<<<<
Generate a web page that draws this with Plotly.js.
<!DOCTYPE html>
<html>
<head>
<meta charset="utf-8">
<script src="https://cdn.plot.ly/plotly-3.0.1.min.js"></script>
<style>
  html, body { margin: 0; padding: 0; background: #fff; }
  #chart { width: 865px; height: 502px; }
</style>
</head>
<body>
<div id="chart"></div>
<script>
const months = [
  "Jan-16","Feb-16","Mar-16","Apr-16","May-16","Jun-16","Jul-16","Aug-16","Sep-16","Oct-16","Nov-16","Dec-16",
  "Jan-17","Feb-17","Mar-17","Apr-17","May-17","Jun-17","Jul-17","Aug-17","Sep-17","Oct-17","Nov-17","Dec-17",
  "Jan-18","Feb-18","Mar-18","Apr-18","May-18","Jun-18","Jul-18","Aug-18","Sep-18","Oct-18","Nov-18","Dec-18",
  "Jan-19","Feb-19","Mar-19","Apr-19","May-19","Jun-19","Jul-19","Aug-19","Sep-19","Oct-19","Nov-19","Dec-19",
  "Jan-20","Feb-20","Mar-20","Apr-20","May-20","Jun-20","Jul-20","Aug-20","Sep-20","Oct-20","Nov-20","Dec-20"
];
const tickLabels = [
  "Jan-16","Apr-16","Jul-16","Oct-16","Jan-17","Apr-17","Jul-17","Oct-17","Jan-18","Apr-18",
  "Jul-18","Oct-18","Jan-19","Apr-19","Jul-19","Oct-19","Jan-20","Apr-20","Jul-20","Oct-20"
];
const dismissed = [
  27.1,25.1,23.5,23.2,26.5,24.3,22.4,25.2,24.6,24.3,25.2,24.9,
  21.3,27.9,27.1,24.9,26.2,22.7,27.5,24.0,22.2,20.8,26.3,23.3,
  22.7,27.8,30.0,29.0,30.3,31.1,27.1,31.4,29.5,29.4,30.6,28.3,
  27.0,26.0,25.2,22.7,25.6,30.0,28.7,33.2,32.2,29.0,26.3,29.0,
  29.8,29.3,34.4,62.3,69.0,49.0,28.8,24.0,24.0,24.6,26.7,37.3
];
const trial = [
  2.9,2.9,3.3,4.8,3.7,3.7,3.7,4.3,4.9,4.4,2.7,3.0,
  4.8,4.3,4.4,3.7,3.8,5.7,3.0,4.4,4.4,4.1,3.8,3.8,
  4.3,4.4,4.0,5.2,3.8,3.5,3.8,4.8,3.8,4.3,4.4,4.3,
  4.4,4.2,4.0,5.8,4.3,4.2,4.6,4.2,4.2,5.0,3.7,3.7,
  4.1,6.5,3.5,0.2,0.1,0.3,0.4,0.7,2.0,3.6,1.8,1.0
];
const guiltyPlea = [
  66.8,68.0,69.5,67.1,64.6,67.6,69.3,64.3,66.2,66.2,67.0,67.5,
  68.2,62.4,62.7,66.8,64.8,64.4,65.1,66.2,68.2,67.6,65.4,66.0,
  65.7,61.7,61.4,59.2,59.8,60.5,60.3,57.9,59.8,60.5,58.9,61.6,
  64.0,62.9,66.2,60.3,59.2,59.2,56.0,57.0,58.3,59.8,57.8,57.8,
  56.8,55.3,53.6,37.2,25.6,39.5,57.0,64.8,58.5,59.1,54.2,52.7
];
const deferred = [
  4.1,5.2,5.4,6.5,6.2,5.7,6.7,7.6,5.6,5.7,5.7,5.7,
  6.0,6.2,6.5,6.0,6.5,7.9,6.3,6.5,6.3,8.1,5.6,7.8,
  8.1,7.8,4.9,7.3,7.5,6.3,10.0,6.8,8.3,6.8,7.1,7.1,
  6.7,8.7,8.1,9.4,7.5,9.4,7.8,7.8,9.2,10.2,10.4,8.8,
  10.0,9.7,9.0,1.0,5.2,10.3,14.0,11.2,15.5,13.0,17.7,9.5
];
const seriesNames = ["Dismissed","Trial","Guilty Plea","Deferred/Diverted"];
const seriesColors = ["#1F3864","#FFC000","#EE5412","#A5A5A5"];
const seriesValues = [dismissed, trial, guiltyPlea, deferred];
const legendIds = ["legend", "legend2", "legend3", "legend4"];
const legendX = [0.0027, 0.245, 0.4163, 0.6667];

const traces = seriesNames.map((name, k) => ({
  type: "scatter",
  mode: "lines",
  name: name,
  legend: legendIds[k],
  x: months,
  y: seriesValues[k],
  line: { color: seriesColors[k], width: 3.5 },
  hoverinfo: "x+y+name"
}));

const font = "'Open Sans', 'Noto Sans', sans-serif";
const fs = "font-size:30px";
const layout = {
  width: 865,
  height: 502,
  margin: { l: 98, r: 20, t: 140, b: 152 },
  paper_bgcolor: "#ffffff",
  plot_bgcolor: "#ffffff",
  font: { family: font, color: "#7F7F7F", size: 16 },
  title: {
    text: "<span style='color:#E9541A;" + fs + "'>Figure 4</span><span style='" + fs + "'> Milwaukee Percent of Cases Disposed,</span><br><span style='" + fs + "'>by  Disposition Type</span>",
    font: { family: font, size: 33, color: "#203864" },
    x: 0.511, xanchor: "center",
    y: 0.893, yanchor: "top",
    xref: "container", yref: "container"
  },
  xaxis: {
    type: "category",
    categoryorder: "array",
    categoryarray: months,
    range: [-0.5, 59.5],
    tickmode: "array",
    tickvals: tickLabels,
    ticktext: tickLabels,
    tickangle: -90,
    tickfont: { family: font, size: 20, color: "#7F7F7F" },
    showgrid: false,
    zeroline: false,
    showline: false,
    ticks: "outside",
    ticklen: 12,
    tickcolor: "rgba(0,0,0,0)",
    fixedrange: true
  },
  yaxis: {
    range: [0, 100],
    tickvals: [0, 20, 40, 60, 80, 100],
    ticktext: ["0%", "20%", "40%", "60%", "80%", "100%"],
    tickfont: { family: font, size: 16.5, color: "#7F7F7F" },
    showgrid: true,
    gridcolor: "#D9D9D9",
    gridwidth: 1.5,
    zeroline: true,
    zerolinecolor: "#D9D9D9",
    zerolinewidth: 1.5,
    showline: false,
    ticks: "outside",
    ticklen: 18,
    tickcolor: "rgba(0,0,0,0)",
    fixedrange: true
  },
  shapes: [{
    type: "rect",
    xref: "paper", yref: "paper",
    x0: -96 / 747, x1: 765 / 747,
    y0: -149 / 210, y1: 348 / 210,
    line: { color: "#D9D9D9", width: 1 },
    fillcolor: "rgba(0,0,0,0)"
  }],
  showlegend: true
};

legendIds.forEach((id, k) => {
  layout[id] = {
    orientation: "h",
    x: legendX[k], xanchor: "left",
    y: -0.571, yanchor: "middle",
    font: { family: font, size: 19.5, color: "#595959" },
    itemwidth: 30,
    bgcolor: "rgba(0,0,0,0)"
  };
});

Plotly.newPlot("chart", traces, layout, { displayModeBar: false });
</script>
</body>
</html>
>>>>
▸ EXERCISE BRIEF: Type out the material again exactly as presented.

▸ COMPLETE ANSWER:
Generate a web page that draws this with Plotly.js.
<!DOCTYPE html>
<html>
<head>
<meta charset="utf-8">
<script src="https://cdn.plot.ly/plotly-3.0.1.min.js"></script>
<style>
  html, body { margin: 0; padding: 0; background: #fff; }
  #chart { width: 865px; height: 502px; }
</style>
</head>
<body>
<div id="chart"></div>
<script>
const months = [
  "Jan-16","Feb-16","Mar-16","Apr-16","May-16","Jun-16","Jul-16","Aug-16","Sep-16","Oct-16","Nov-16","Dec-16",
  "Jan-17","Feb-17","Mar-17","Apr-17","May-17","Jun-17","Jul-17","Aug-17","Sep-17","Oct-17","Nov-17","Dec-17",
  "Jan-18","Feb-18","Mar-18","Apr-18","May-18","Jun-18","Jul-18","Aug-18","Sep-18","Oct-18","Nov-18","Dec-18",
  "Jan-19","Feb-19","Mar-19","Apr-19","May-19","Jun-19","Jul-19","Aug-19","Sep-19","Oct-19","Nov-19","Dec-19",
  "Jan-20","Feb-20","Mar-20","Apr-20","May-20","Jun-20","Jul-20","Aug-20","Sep-20","Oct-20","Nov-20","Dec-20"
];
const tickLabels = [
  "Jan-16","Apr-16","Jul-16","Oct-16","Jan-17","Apr-17","Jul-17","Oct-17","Jan-18","Apr-18",
  "Jul-18","Oct-18","Jan-19","Apr-19","Jul-19","Oct-19","Jan-20","Apr-20","Jul-20","Oct-20"
];
const dismissed = [
  27.1,25.1,23.5,23.2,26.5,24.3,22.4,25.2,24.6,24.3,25.2,24.9,
  21.3,27.9,27.1,24.9,26.2,22.7,27.5,24.0,22.2,20.8,26.3,23.3,
  22.7,27.8,30.0,29.0,30.3,31.1,27.1,31.4,29.5,29.4,30.6,28.3,
  27.0,26.0,25.2,22.7,25.6,30.0,28.7,33.2,32.2,29.0,26.3,29.0,
  29.8,29.3,34.4,62.3,69.0,49.0,28.8,24.0,24.0,24.6,26.7,37.3
];
const trial = [
  2.9,2.9,3.3,4.8,3.7,3.7,3.7,4.3,4.9,4.4,2.7,3.0,
  4.8,4.3,4.4,3.7,3.8,5.7,3.0,4.4,4.4,4.1,3.8,3.8,
  4.3,4.4,4.0,5.2,3.8,3.5,3.8,4.8,3.8,4.3,4.4,4.3,
  4.4,4.2,4.0,5.8,4.3,4.2,4.6,4.2,4.2,5.0,3.7,3.7,
  4.1,6.5,3.5,0.2,0.1,0.3,0.4,0.7,2.0,3.6,1.8,1.0
];
const guiltyPlea = [
  66.8,68.0,69.5,67.1,64.6,67.6,69.3,64.3,66.2,66.2,67.0,67.5,
  68.2,62.4,62.7,66.8,64.8,64.4,65.1,66.2,68.2,67.6,65.4,66.0,
  65.7,61.7,61.4,59.2,59.8,60.5,60.3,57.9,59.8,60.5,58.9,61.6,
  64.0,62.9,66.2,60.3,59.2,59.2,56.0,57.0,58.3,59.8,57.8,57.8,
  56.8,55.3,53.6,37.2,25.6,39.5,57.0,64.8,58.5,59.1,54.2,52.7
];
const deferred = [
  4.1,5.2,5.4,6.5,6.2,5.7,6.7,7.6,5.6,5.7,5.7,5.7,
  6.0,6.2,6.5,6.0,6.5,7.9,6.3,6.5,6.3,8.1,5.6,7.8,
  8.1,7.8,4.9,7.3,7.5,6.3,10.0,6.8,8.3,6.8,7.1,7.1,
  6.7,8.7,8.1,9.4,7.5,9.4,7.8,7.8,9.2,10.2,10.4,8.8,
  10.0,9.7,9.0,1.0,5.2,10.3,14.0,11.2,15.5,13.0,17.7,9.5
];
const seriesNames = ["Dismissed","Trial","Guilty Plea","Deferred/Diverted"];
const seriesColors = ["#1F3864","#FFC000","#EE5412","#A5A5A5"];
const seriesValues = [dismissed, trial, guiltyPlea, deferred];
const legendIds = ["legend", "legend2", "legend3", "legend4"];
const legendX = [0.0027, 0.245, 0.4163, 0.6667];

const traces = seriesNames.map((name, k) => ({
  type: "scatter",
  mode: "lines",
  name: name,
  legend: legendIds[k],
  x: months,
  y: seriesValues[k],
  line: { color: seriesColors[k], width: 3.5 },
  hoverinfo: "x+y+name"
}));

const font = "'Open Sans', 'Noto Sans', sans-serif";
const fs = "font-size:30px";
const layout = {
  width: 865,
  height: 502,
  margin: { l: 98, r: 20, t: 140, b: 152 },
  paper_bgcolor: "#ffffff",
  plot_bgcolor: "#ffffff",
  font: { family: font, color: "#7F7F7F", size: 16 },
  title: {
    text: "<span style='color:#E9541A;" + fs + "'>Figure 4</span><span style='" + fs + "'> Milwaukee Percent of Cases Disposed,</span><br><span style='" + fs + "'>by  Disposition Type</span>",
    font: { family: font, size: 33, color: "#203864" },
    x: 0.511, xanchor: "center",
    y: 0.893, yanchor: "top",
    xref: "container", yref: "container"
  },
  xaxis: {
    type: "category",
    categoryorder: "array",
    categoryarray: months,
    range: [-0.5, 59.5],
    tickmode: "array",
    tickvals: tickLabels,
    ticktext: tickLabels,
    tickangle: -90,
    tickfont: { family: font, size: 20, color: "#7F7F7F" },
    showgrid: false,
    zeroline: false,
    showline: false,
    ticks: "outside",
    ticklen: 12,
    tickcolor: "rgba(0,0,0,0)",
    fixedrange: true
  },
  yaxis: {
    range: [0, 100],
    tickvals: [0, 20, 40, 60, 80, 100],
    ticktext: ["0%", "20%", "40%", "60%", "80%", "100%"],
    tickfont: { family: font, size: 16.5, color: "#7F7F7F" },
    showgrid: true,
    gridcolor: "#D9D9D9",
    gridwidth: 1.5,
    zeroline: true,
    zerolinecolor: "#D9D9D9",
    zerolinewidth: 1.5,
    showline: false,
    ticks: "outside",
    ticklen: 18,
    tickcolor: "rgba(0,0,0,0)",
    fixedrange: true
  },
  shapes: [{
    type: "rect",
    xref: "paper", yref: "paper",
    x0: -96 / 747, x1: 765 / 747,
    y0: -149 / 210, y1: 348 / 210,
    line: { color: "#D9D9D9", width: 1 },
    fillcolor: "rgba(0,0,0,0)"
  }],
  showlegend: true
};

legendIds.forEach((id, k) => {
  layout[id] = {
    orientation: "h",
    x: legendX[k], xanchor: "left",
    y: -0.571, yanchor: "middle",
    font: { family: font, size: 19.5, color: "#595959" },
    itemwidth: 30,
    bgcolor: "rgba(0,0,0,0)"
  };
});

Plotly.newPlot("chart", traces, layout, { displayModeBar: false });
</script>
</body>
</html>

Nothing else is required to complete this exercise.